5 Cluster sampling
The final broad class of survey sampling schemes we will consider are known as cluster sampling methods. Again we are concerned with a population which is naturally divided into sub-populations or strata, possibly on many different criteria, as with stratification. A simple example is where we are sampling individuals from a list of addresses at which they reside. So the sampling unit is an address at which there may be several individuals. In stratified sampling, we take a sr sample from each stratum. But for ease of access it is more natural to sample addresses and then use information on all individuals at that address. However we will not sample all addresses, that is, all strata in the earlier example – to do so is prohibitive and would imply observing the whole population. Instead we take a sr sample of addresses, which are now known as clusters rather than strata to distinguish the fact that the sub-populations are typically much smaller than ‘strata’ and that we observe all individuals in each sampled unit. A one-stage cluster sample is a sr sample of the clusters where we observe all individuals in the sampled clusters.

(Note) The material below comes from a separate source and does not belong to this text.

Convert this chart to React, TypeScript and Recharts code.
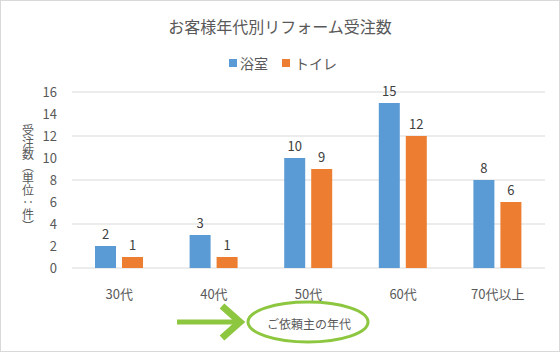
import React from 'react';
import { BarChart, Bar, XAxis, YAxis, CartesianGrid, LabelList } from 'recharts';

const categories = ['30代', '40代', '50代', '60代', '70代以上'];
const bathValues = [2, 3, 10, 15, 8];
const toiletValues = [1, 1, 9, 12, 6];
const yTicks = [0, 2, 4, 6, 8, 10, 12, 14, 16];
const title = 'お客様年代別リフォーム受注数';
const seriesNames = ['浴室', 'トイレ'];
const yLabel = '受注数（単位：件）';
const xLabel = 'ご依頼主の年代';

const data = categories.map((c, i) => ({ age: c, bath: bathValues[i], toilet: toiletValues[i] }));

const FONT = '"Noto Sans CJK JP", "Noto Sans", sans-serif';
const TEXT = '#595959';
const BLUE = '#5B9BD5';
const ORANGE = '#ED7D31';
const GREEN = '#8DC63F';

export default function App() {
  return (
    <div style={{ position: 'absolute', left: 0, top: 0, width: 560, height: 352, background: '#fff', fontFamily: FONT }}>
      <BarChart
        width={560}
        height={352}
        data={data}
        margin={{ top: 92, right: 15, bottom: 0, left: 0 }}
        barSize={21}
        barGap={6}
      >
        <CartesianGrid vertical={false} stroke="#d9d9d9" />
        <XAxis
          dataKey="age"
          axisLine={false}
          tickLine={false}
          height={84}
          tickMargin={16}
          tick={{ fill: TEXT, fontSize: 13, fontFamily: FONT }}
        />
        <YAxis
          domain={[0, 16]}
          ticks={yTicks}
          width={72}
          axisLine={false}
          tickLine={false}
          tickMargin={9}
          tick={{ fill: TEXT, fontSize: 13, fontFamily: FONT }}
        />
        <Bar dataKey="bath" name={seriesNames[0]} fill={BLUE} isAnimationActive={false}>
          <LabelList dataKey="bath" position="top" fill="#404040" fontSize={13} fontFamily={FONT} offset={7} />
        </Bar>
        <Bar dataKey="toilet" name={seriesNames[1]} fill={ORANGE} isAnimationActive={false}>
          <LabelList dataKey="toilet" position="top" fill="#404040" fontSize={13} fontFamily={FONT} offset={7} />
        </Bar>
      </BarChart>
      <svg width={560} height={352} style={{ position: 'absolute', left: 0, top: 0, pointerEvents: 'none' }}>
        <rect x={0.5} y={0.5} width={559} height={351} fill="none" stroke="#d9d9d9" />
        <text x={280} y={26} textAnchor="middle" dominantBaseline="central" fontSize={16} fill={TEXT} fontFamily={FONT}>
          {title}
        </text>
        <rect x={229} y={59} width={8} height={8} fill={BLUE} />
        <text x={240} y={63} dominantBaseline="central" fontSize={14} fill={TEXT} fontFamily={FONT}>
          {seriesNames[0]}
        </text>
        <rect x={282} y={59} width={8} height={8} fill={ORANGE} />
        <text x={295} y={63} dominantBaseline="central" fontSize={14} fill={TEXT} fontFamily={FONT}>
          {seriesNames[1]}
        </text>
        <text
          x={28}
          y={178}
          textAnchor="middle"
          fontSize={12}
          fill={TEXT}
          fontFamily={FONT}
          style={{ writingMode: 'vertical-rl' as any }}
        >
          {yLabel}
        </text>
        <line x1={177} y1={322} x2={236} y2={322} stroke={GREEN} strokeWidth={5} />
        <polyline points="222,306 240,322 222,338" fill="none" stroke={GREEN} strokeWidth={7} />
        <ellipse cx={308} cy={322} rx={60} ry={20} fill="none" stroke={GREEN} strokeWidth={3} />
        <text x={309} y={323} textAnchor="middle" dominantBaseline="central" fontSize={12} fill={TEXT} fontFamily={FONT}>
          {xLabel}
        </text>
      </svg>
    </div>
  );
}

If we were to take samples of the individuals in selected clusters we have what is called sub-sampling or two-stage cluster sampling. This extends to multi-stage cluster sampling where we choose from a set of primary units, then from secondary units within the chosen primary units and so on. For example, primary units may be educational authorities, secondary units the schools within them, tertiary units the classes in the schools etc.
In one-stage cluster sampling, the population consists of a set of clusters and we take a sr sample of them. Suppose we have $$M$$ clusters of sizes $$N_{1}, N_{2}, \ldots, N_{M}$$ and the cluster means are $$\bar{Y}_{i}$$ and within-cluster variances are $$S_{i}^{2} \left(i = 1, 2, \ldots, M\right)$$. The population mean and variance are again $$\bar{Y}$$, $$S^{2}$$. We will take a sr sample of $$m$$ clusters and observe all members of the chosen clusters to obtain a sample of size $$n>m$$.
The simplest case is where all clusters are of the same size $$L$$, say. Thus $$N=ML$$ and so the sampling fraction is $$f=n/N=m/M$$.
The cluster sample mean $$\bar{y}_{cl}$$ is the sample average of all the observations and is thus $$\bar{y}_{cl}=\sum_{1}^{m}\bar{y}_{i}/m$$ for equal-sized clusters. We are effectively just taking a sr sample of $$m$$ of the $$M$$ cluster means $$\bar{y}_{i}\left(i = 1, 2, \ldots, M\right)$$ and properties of the estimator $$\bar{y}_{cl}$$ follow from the results for basic sr sampling. Thus $$\bar{y}_{cl}$$ is unbiased for $$\bar{Y}$$ with $$Var\left(\bar{y}_{cl}\right)=\frac{1-f}{m}\sum_{1}^{M}\left(\bar{Y}_{i}-\bar{Y}\right)^{2}/\left(M-1\right)$$ since $$\bar{y}_{cl}$$ can be expressed as $$\sum_{1}^{m}\bar{y}_{i}/m$$ where the $$\bar{y}_{i}$$ are cluster sample means for a sr sample of $$m$$ of the $$M$$ clusters.Consider the alternative of a sr sample-type mean of size $$n=mL$$ drawn from the whole population. We find that $$Var\left(\bar{y}\right)-Var\left(\bar{y}_{cl}\right)$$ is a positive multiple of $$\bar{S}^{2}-S^{2}$$ where $$\bar{S}^{2}=\sum_{1}^{m}S_{i}^{2}/M$$ is the average within-cluster variance and so we conclude that $$\bar{y}_{cl}$$ will be more efficient than $$\bar{y}$$ if the average within-cluster variance is larger than the overall population variance. This is essentially the opposite of what we found for stratified sampling. But it is the administrative convenience of cluster sampling which is its main appeal. We will of course have to estimate $$Var\left(\bar{y}_{cl}\right)$$ by the obvious sample analogue to make use of the above results.
What if the clusters are not all the same size?
This is a more realistic scenario and there are three types of estimator that are used: the cluster sample ratio, or if the total population size is known the cluster sample total or (as a useful quick estimate) the unweighted average of the chosen cluster sample means. Alternatively, and usefully, we can replace sr sampling with some scheme with varying chances of choosing a sample member: in particular, by using sampling with probability proportional to size. (See Barnett, 2002, sections 5.2, 5.3 for further details.)
Cluster sampling in practice is usually employed in more complex multi-stage sampling schemes where the selected clusters in the primary cluster sample are themselves sub-sampled perhaps on various different criteria but these more complicated sampling methods take us beyond our brief in this introductory review.